From the first line of the listing below, retype each line up to and including the one with "(0,0) rectangle (1124,882);"; pictures stay out.

Information provided:
==================================================

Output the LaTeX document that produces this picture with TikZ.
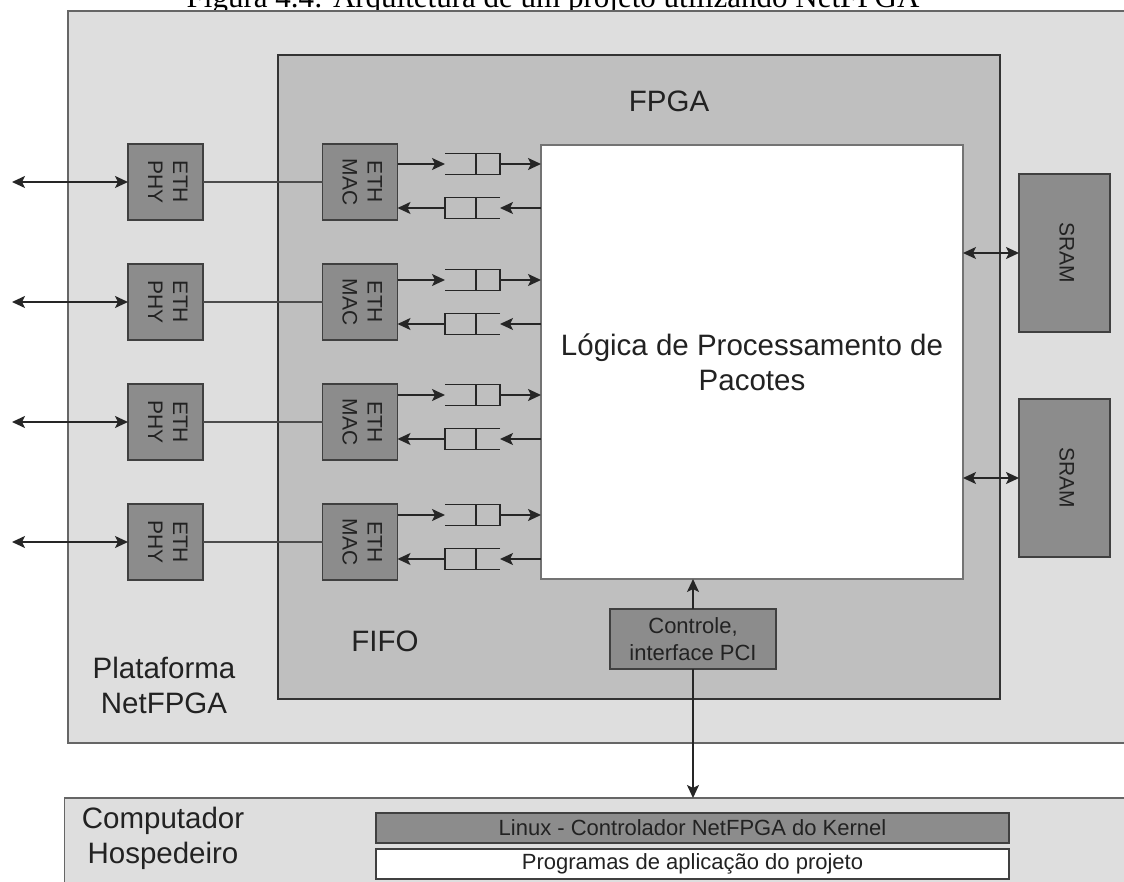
\documentclass[tikz,border=0pt]{standalone}
\usepackage{graphicx}
\usepackage{fontspec}
\setmainfont{Liberation Serif}
\setsansfont{Liberation Sans}
\usetikzlibrary{arrows.meta}

\definecolor{platgray}{HTML}{DEDEDE}
\definecolor{fpgagray}{HTML}{BFBFBF}
\definecolor{chipgray}{HTML}{8C8C8C}
\definecolor{ink}{HTML}{222222}

\newcommand{\bigtxt}{\sffamily\fontsize{29.5}{35}\selectfont}
\newcommand{\midtxt}{\sffamily\fontsize{22}{27}\selectfont}
\newcommand{\vtxt}[1]{\rotatebox{-90}{\fontsize{21}{25}\selectfont\begin{tabular}{@{}c@{}}#1\end{tabular}}}

\begin{document}
\begin{tikzpicture}[x=1pt, y=-1pt, >={Stealth[length=13pt,width=12pt,inset=3pt]},
                    every node/.style={inner sep=0pt, outer sep=0pt, text=ink, font=\sffamily},
                    chip/.style={draw=black!75, line width=1.7pt, fill=chipgray},
                    queue/.style={minimum width=55pt, minimum height=21pt},
                    link/.style={line width=1.8pt, draw=black!85}]

\useasboundingbox (0,0) rectangle (1124,882);

\node[font=\rmfamily\fontsize{31}{31}\selectfont, text=black, anchor=base] (cap) at (553,8)
  {Figura 4.4: Arquitetura de um projeto utilizando NetFPGA};

% placa e fpga
\node[draw=black!60, line width=1.8pt, fill=platgray, anchor=north west,
      minimum width=1075pt, minimum height=732pt] (plat) at (68,10.7) {};
\node[draw=black!80, line width=2pt, fill=fpgagray, anchor=north west,
      minimum width=722pt, minimum height=644pt] (fpga) at (278,55) {};
\node[font=\bigtxt] (fpgalbl) at (669,101) {FPGA};
\node[font=\bigtxt] (fifolbl) at (385,641) {FIFO};
\node[font=\bigtxt, align=center] (platlbl) at (164,685.5) {Plataforma\\NetFPGA};

\node[draw=black!55, line width=2.2pt, fill=white, font=\bigtxt, align=center,
      minimum width=422pt, minimum height=434pt] (L) at (752,362)
  {Lógica de Processamento de\\Pacotes};

% portas
\foreach \i/\t/\u in {1/182/164, 2/302/280, 3/422/395, 4/542/515} {
  \node[chip, minimum width=75pt, minimum height=76pt] (phy\i) at (165.5,\t) {\vtxt{ETH\\PHY}};
  \node[chip, minimum width=75pt, minimum height=76pt] (mac\i) at (360,\t) {\vtxt{ETH\\MAC}};
  \coordinate (ext\i) at (12,\t);
  \draw[link, <->] (ext\i) -- (phy\i);
  \draw[link, draw=black!70, line width=1.9pt] (phy\i) -- (mac\i);
  \node[queue] (qi\i) at (472.5,\u) {};
  \node[queue] (qo\i) at (472.5,{\u+44}) {};
  \draw[link] (qi\i.north west) -- (qi\i.north east) -- (qi\i.south east) -- (qi\i.south west);
  \draw[link] ([xshift=3.5pt]qi\i.north) -- ([xshift=3.5pt]qi\i.south);
  \draw[link] (qo\i.north east) -- (qo\i.north west) -- (qo\i.south west) -- (qo\i.south east);
  \draw[link] ([xshift=3.5pt]qo\i.north) -- ([xshift=3.5pt]qo\i.south);
  \draw[link, ->] (mac\i.east |- qi\i.west) -- (qi\i.west);
  \draw[link, ->] (qi\i.east) -- (L.west |- qi\i.east);
  \draw[link, ->] (L.west |- qo\i.east) -- (qo\i.east);
  \draw[link, ->] (qo\i.west) -- (mac\i.east |- qo\i.west);
}

% memorias
\node[chip, minimum width=91pt, minimum height=158pt] (sram1) at (1064.5,253) {\vtxt{SRAM}};
\node[chip, minimum width=91pt, minimum height=158pt] (sram2) at (1064.5,478) {\vtxt{SRAM}};
\draw[link, <->] (L.east |- sram1) -- (sram1.west);
\draw[link, <->] (L.east |- sram2) -- (sram2.west);

% hospedeiro
\node[draw=black!60, line width=1.8pt, fill=platgray, anchor=north west,
      minimum width=1080pt, minimum height=120pt] (host) at (64.5,798) {};
\node[font=\bigtxt, align=center] (hostlbl) at (163,838) {Computador\\Hospedeiro};
\node[chip, font=\midtxt, minimum width=633pt, minimum height=30pt] (drv) at (692.5,828)
  {Linux - Controlador NetFPGA do Kernel};
\node[chip, fill=white, font=\midtxt, minimum width=633pt, minimum height=30pt] (app) at (692.5,864)
  {Programas de aplicação do projeto};

\node[chip, font=\midtxt, align=center, minimum width=166pt, minimum height=60pt] (pci) at (693,639)
  {Controle,\\interface PCI};
\draw[link, ->] (pci.north) -- (pci.north |- L.south);
\draw[link, ->] (pci.south) -- (pci.south |- host.north);
\end{tikzpicture}
\end{document}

==================================================

The output:
Output the LaTeX document that produces this picture with TikZ.
\documentclass[tikz,border=0pt]{standalone}
\usepackage{graphicx}
\usepackage{fontspec}
\setmainfont{Liberation Serif}
\setsansfont{Liberation Sans}
\usetikzlibrary{arrows.meta}

\definecolor{platgray}{HTML}{DEDEDE}
\definecolor{fpgagray}{HTML}{BFBFBF}
\definecolor{chipgray}{HTML}{8C8C8C}
\definecolor{ink}{HTML}{222222}

\newcommand{\bigtxt}{\sffamily\fontsize{29.5}{35}\selectfont}
\newcommand{\midtxt}{\sffamily\fontsize{22}{27}\selectfont}
\newcommand{\vtxt}[1]{\rotatebox{-90}{\fontsize{21}{25}\selectfont\begin{tabular}{@{}c@{}}#1\end{tabular}}}

\begin{document}
\begin{tikzpicture}[x=1pt, y=-1pt, >={Stealth[length=13pt,width=12pt,inset=3pt]},
                    every node/.style={inner sep=0pt, outer sep=0pt, text=ink, font=\sffamily},
                    chip/.style={draw=black!75, line width=1.7pt, fill=chipgray},
                    queue/.style={minimum width=55pt, minimum height=21pt},
                    link/.style={line width=1.8pt, draw=black!85}]

\useasboundingbox (0,0) rectangle (1124,882);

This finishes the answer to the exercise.